Spiritual Wonder: Getting Beyond "Wow"

Spiritual Wonder: Getting Beyond Wow

Recently I’ve been wondering if one should ever “get over” a feeling of amazement at the simplest aspects of truth. After thinking about it for awhile, I’m convinced the answer is No—but that we do need to discover progressively better ways of voicing our appreciation for reality.

Consider: It would be tempting to feel condescension toward a man who is continually amazed that air travel “works,” or that it’s really “possible” to access the internet from home. Get over it, I’d be tempted to tell him, and start enjoying the benefits of technology.

It’s not that airplanes and connectivity aren’t wonderful. Rather, it’s that a childish level of appreciation does not remain appropriate. The first time I drank coffee, I was startled and pleased by the sensation of unusual getup. Now, years later, the extra dynamism supplied by caffeine + a delicious roast is hardly less wonderful—but my modes of enjoyment are more refined. Likewise, and here’s what I’m really getting at, the depth of our appreciation for God should not remain the same.

I am a child of God, and he loves me like a son—but if, after five years, all I can muster in response to this truth is “Wow,” I am doing a disservice to both myself and my Father.

The feeling I’m trying to articulate is that we need to get beyond a mere Wow mentality in our enjoyment of Christ. This is not a disavowal of wonder, it’s an endeavor to seize on better words, to discover more nuanced feelings to offer God in response to his goodness. And these verbal expressions should point back to a life that has become spiritually aware, well-seasoned, mature. A greater depth of praise, I think, is the natural result of a fully savored spiritual journey.

When I first met my wife, she was flattered if I smiled intently in her direction. Now, four years later, I’m finding I need to phrase my compliments more carefully. And it makes sense. After four years of enlightening Lindsay-experience, my accolades have progressed accordingly. God-experience, I’m convinced, should be similar.

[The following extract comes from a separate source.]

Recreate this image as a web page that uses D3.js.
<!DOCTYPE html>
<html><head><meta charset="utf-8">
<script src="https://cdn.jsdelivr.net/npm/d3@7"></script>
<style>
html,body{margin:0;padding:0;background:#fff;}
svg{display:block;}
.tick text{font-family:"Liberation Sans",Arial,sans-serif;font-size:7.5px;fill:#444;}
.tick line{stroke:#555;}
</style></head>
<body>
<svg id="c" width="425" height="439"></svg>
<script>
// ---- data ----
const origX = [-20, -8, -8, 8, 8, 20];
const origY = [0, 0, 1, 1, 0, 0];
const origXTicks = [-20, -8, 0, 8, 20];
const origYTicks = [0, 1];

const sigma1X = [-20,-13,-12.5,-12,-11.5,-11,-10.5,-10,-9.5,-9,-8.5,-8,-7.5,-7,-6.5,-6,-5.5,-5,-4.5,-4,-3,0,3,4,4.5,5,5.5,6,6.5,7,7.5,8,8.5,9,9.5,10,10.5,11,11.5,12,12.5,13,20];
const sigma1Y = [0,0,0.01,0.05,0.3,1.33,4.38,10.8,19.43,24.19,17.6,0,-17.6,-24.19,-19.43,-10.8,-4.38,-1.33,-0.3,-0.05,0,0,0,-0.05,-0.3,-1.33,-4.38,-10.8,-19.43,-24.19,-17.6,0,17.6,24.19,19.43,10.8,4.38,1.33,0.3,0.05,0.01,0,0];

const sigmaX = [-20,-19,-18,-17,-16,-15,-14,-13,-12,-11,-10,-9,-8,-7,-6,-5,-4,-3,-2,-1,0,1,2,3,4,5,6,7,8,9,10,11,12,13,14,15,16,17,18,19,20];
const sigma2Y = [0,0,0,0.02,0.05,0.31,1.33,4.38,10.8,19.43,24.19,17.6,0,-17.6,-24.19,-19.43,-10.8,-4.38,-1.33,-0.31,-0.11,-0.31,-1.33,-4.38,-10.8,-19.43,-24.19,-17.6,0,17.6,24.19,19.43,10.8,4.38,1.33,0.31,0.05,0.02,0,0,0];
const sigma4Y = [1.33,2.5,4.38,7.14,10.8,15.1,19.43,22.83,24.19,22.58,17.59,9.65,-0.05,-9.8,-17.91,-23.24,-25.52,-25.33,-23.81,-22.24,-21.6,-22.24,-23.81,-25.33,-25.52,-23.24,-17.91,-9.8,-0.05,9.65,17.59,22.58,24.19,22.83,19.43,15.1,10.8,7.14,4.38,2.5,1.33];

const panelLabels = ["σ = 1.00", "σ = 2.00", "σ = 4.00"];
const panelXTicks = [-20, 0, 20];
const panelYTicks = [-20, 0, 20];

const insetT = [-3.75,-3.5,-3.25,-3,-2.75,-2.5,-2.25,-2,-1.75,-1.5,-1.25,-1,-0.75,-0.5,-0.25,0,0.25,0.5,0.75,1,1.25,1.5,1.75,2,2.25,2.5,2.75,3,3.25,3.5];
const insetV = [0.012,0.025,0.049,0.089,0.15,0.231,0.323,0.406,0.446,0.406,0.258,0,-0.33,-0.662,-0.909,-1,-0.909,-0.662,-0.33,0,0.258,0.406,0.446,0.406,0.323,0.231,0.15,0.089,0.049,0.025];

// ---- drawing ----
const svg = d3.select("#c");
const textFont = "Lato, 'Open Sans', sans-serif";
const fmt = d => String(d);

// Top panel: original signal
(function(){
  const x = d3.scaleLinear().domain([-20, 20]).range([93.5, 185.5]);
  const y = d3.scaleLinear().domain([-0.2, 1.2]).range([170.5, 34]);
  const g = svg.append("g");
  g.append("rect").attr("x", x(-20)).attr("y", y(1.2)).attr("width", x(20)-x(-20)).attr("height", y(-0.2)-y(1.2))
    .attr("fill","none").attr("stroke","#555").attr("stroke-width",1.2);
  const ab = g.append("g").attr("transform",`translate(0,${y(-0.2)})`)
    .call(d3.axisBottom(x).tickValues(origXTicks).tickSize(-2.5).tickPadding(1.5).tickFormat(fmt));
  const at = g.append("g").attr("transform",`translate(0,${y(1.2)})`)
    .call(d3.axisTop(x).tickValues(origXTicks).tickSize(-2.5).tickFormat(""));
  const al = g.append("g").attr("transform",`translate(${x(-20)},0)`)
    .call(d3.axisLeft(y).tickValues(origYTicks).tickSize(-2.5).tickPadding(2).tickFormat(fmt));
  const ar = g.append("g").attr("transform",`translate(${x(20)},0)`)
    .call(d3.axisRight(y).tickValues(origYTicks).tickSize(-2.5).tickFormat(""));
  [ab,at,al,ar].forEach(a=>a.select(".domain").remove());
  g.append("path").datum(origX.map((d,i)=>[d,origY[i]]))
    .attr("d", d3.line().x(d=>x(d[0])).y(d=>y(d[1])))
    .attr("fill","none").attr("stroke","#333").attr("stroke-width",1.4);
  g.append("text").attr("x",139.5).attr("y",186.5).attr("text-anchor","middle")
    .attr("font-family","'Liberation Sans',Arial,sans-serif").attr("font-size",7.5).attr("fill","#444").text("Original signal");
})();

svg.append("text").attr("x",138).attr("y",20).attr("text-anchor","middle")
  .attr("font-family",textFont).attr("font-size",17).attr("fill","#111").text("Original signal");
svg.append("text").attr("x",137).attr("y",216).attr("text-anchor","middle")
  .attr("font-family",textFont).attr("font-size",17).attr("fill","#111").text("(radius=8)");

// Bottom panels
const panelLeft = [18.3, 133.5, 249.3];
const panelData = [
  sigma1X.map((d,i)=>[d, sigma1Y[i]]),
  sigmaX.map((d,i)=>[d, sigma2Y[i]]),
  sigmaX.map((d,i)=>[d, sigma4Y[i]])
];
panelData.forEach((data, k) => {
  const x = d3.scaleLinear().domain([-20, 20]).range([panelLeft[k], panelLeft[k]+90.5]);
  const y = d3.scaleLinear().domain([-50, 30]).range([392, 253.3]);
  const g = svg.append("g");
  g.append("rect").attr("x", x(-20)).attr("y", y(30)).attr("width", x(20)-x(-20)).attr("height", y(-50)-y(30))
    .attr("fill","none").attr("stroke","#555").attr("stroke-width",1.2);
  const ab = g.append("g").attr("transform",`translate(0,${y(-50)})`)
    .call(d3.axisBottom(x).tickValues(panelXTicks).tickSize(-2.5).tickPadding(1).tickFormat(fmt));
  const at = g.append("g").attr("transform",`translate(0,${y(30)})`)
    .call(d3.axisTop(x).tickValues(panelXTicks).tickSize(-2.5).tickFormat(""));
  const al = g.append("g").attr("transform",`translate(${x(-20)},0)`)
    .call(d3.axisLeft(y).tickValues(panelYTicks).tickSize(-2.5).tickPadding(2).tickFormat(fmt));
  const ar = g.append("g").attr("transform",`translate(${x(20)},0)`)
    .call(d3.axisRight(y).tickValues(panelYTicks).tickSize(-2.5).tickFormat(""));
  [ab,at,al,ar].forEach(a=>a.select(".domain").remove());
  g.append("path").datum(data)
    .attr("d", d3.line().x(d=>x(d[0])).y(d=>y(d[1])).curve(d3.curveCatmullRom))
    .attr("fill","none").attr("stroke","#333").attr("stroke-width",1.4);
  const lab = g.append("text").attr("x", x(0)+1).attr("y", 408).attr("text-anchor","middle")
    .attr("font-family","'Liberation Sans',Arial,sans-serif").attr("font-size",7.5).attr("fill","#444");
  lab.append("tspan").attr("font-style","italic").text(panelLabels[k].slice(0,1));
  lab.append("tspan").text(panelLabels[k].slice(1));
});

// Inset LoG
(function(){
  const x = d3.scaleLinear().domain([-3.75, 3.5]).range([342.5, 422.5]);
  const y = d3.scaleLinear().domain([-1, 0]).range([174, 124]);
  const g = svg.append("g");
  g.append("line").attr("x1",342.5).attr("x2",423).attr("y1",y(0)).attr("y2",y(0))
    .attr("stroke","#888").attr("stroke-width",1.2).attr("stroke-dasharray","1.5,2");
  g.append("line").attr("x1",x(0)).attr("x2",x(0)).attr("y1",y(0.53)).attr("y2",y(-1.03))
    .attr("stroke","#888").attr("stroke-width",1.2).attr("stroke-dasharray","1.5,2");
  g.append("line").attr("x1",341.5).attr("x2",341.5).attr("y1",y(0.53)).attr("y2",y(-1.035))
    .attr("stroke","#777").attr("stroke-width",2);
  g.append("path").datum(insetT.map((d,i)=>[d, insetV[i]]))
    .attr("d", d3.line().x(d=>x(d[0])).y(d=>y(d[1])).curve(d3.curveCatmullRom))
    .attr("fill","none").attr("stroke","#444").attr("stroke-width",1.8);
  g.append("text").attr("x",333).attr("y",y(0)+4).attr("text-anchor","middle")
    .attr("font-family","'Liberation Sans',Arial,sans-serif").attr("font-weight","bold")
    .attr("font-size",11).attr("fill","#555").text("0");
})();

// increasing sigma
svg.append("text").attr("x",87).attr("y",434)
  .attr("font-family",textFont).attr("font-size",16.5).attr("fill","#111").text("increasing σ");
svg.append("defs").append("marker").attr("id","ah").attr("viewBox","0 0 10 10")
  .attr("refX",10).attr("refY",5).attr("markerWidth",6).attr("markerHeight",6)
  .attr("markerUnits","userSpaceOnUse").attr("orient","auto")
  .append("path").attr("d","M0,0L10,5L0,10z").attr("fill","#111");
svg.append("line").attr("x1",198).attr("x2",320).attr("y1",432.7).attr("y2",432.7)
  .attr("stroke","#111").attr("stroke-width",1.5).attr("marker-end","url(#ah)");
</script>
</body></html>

Why does any of this matter?

My tendency, sometimes, is to gloss over the inexpressible beauty of God’s person and actions with a childish How cool. Is God astonishing? Yes—beyond words, in fact. But paradoxically, our thanks to God often takes verbal form. And there, I think, is where we often reveal our silliness.

When I first encounter the goodness of Christ, Wow! is a perfectly fitting response. But decades later, if Wow still conveys the sum total of my spiritual experience, my theology is revealing its cracks. I should have seen more by now! I should have tasted more by now! Fundamentally, I should know God better by now! And if I have done these things, I should learn to voice them—or my original sense of wonder may atrophy. As Paul, the theologian wrote:

When I was a child, I spoke like a child, I thought like a child, I reasoned like a child. When I became a man, I gave up childish ways (I Corinthians 13:11, The Bible).

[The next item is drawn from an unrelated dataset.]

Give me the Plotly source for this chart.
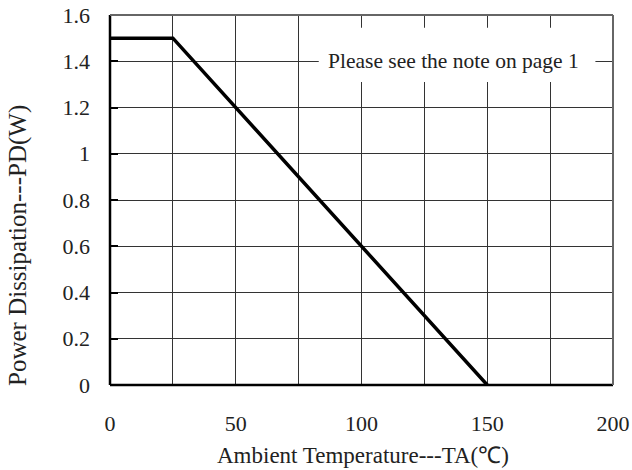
import plotly.graph_objects as go

temp_c = [0, 25, 150]
power_w = [1.5, 1.5, 0]
x_ticks = [0, 50, 100, 150, 200]
y_ticks = [0, 0.2, 0.4, 0.6, 0.8, 1.0, 1.2, 1.4, 1.6]
y_tick_labels = ["0", "0.2", "0.4", "0.6", "0.8", "1", "1.2", "1.4", "1.6"]
x_grid = [25, 75, 125, 175]

FONT = "Liberation Serif"
L, R, T, B = 110, 19, 15, 85
W, H = 632, 470
pw, ph = W - L - R, H - T - B

fig = go.Figure()
fig.add_trace(go.Scatter(x=temp_c, y=power_w, mode="lines",
                         line=dict(color="black", width=3.5), showlegend=False,
                         hoverinfo="skip"))

fig.update_layout(
    template="none",
    width=W, height=H,
    margin=dict(l=L, r=R, t=T, b=B, autoexpand=False),
    paper_bgcolor="white", plot_bgcolor="white",
    font=dict(family=FONT, size=22, color="#222"),
    xaxis=dict(range=[0, 200], tickvals=x_ticks, ticks="inside", ticklen=0,
               showgrid=True, gridcolor="#333", gridwidth=1,
               minor=dict(tickvals=x_grid, showgrid=True, gridcolor="#333", gridwidth=1),
               showline=False, zeroline=False, automargin=False,
               ticklabeloverflow="allow",
               ticklabelstandoff=23, tickfont=dict(family=FONT, size=22)),
    yaxis=dict(range=[0, 1.6], tickvals=y_ticks, ticktext=y_tick_labels,
               ticks="inside", ticklen=8, tickcolor="black", tickwidth=1.5,
               showgrid=True, gridcolor="#333", gridwidth=1,
               showline=False, zeroline=False, automargin=False,
               ticklabeloverflow="allow",
               ticklabelstandoff=19, tickfont=dict(family=FONT, size=22)),
)

fig.add_shape(type="line", xref="paper", yref="paper", x0=0, x1=0, y0=0, y1=1,
              line=dict(color="black", width=2.5), layer="above")
fig.add_shape(type="line", xref="paper", yref="paper", x0=0, x1=1, y0=0, y1=0,
              line=dict(color="black", width=2.5), layer="above")
fig.add_shape(type="line", xref="paper", yref="paper", x0=0, x1=1, y0=1, y1=1,
              line=dict(color="#666", width=2), layer="above")
fig.add_shape(type="line", xref="paper", yref="paper", x0=1, x1=1, y0=0, y1=1,
              line=dict(color="#666", width=2), layer="above")

fig.add_shape(type="rect", xref="x", yref="y", x0=83, x1=193, y0=1.31, y1=1.545,
              fillcolor="white", line=dict(width=0), layer="between")
fig.add_annotation(x=136.5, y=1.4, xref="x", yref="y", text="Please see the note on page 1",
                   showarrow=False, font=dict(family=FONT, size=21.5, color="#222"))

fig.add_annotation(xref="paper", yref="paper", x=(363 - L) / pw, y=(H - B - 455) / ph,
                   text="Ambient Temperature---TA(℃)", showarrow=False,
                   xanchor="center", yanchor="middle", font=dict(family=FONT, size=23, color="#222"))
fig.add_annotation(xref="paper", yref="paper", x=(18 - L) / pw, y=(H - B - 246) / ph,
                   text="Power Dissipation---PD(W)", showarrow=False, textangle=-90,
                   xanchor="center", yanchor="middle", font=dict(family=FONT, size=25, color="#222"))

fig.write_html("out.html")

Perhaps I’m off the mark here. But I suspect that our shallow rhetoric about God often reveals our superficial understanding of his greatness. And if our understanding is in fact deeper, we are jeopardizing it by short-selling it with our language. Our own words affect us.

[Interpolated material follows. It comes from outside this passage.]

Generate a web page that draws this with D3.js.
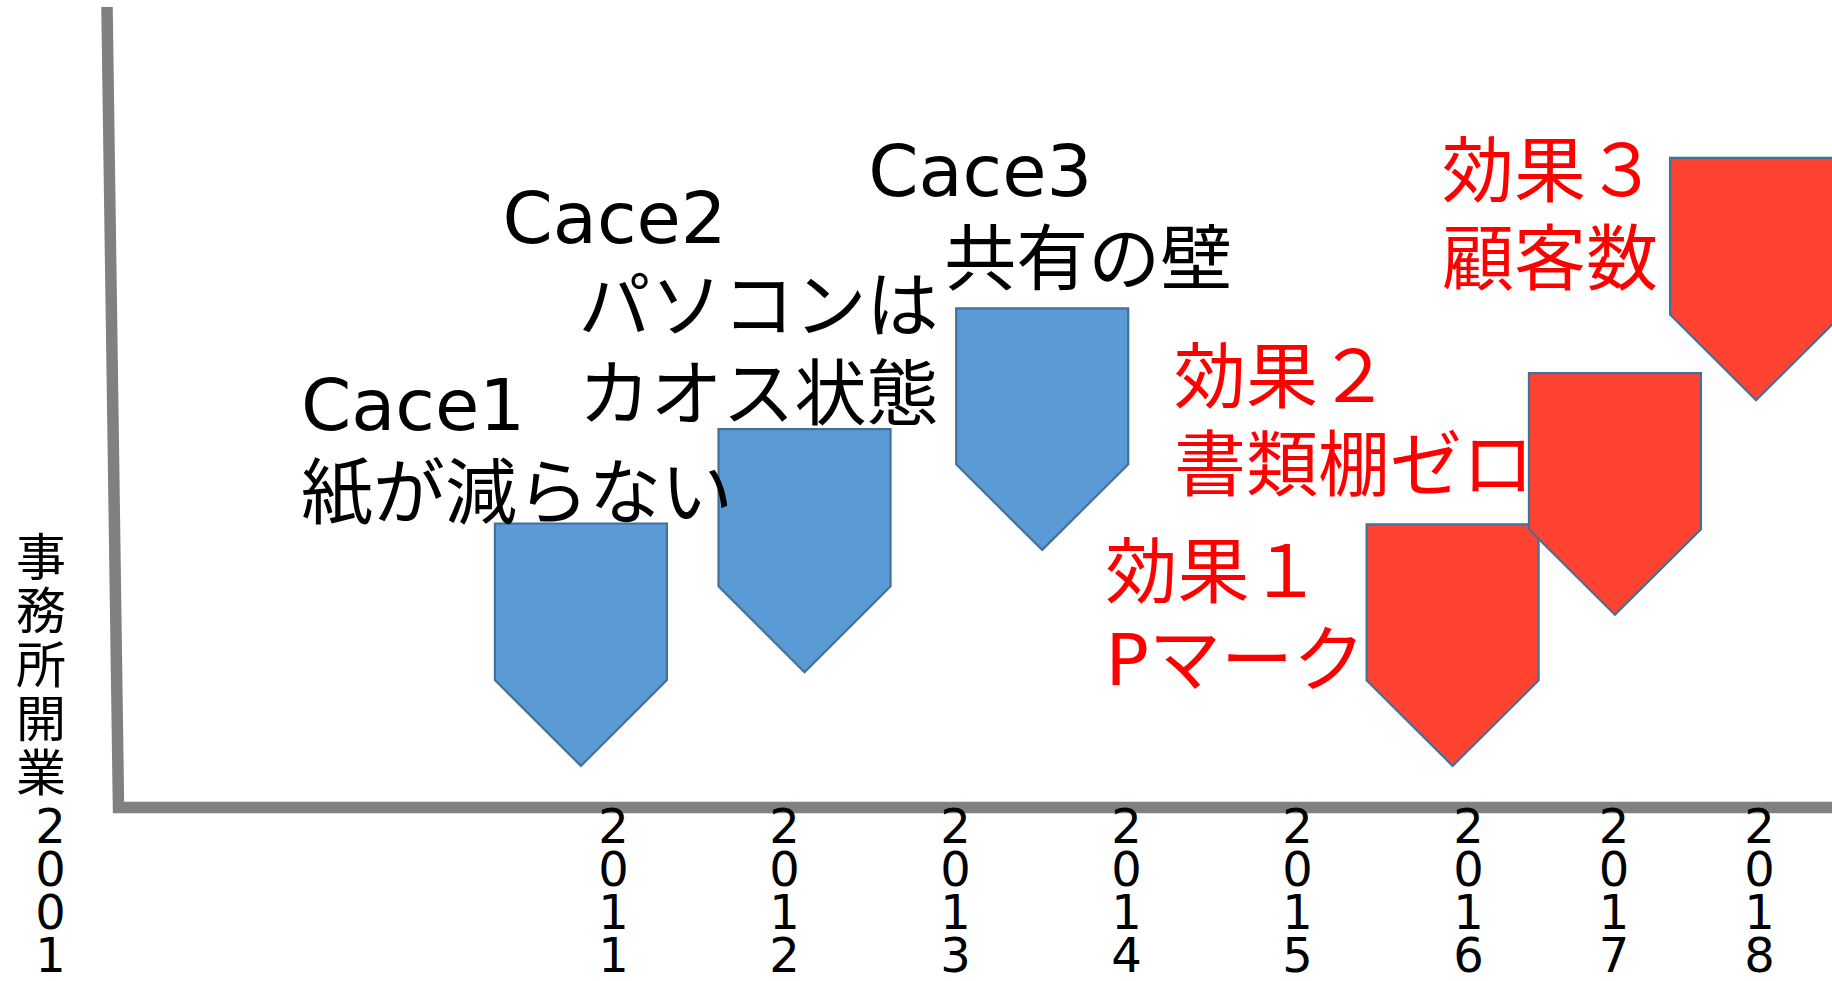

God’s excellence is something that calls to be explored aggressively, wrestled with mentally, embraced trustingly, and intuitively lived out. After a few years, an uninterrupted succession of mere Wows may reveal that the depth of our relationship with Christ is suspect.

I can almost see God showing up and questioning me some day…

“Well…yes, God.”

There would be no question of my wanting to. The question would be: Would I have the words? And would I have the thoughts to underpin them? Maybe so…if my knowledge of God today transcends the level of juvenile Wow.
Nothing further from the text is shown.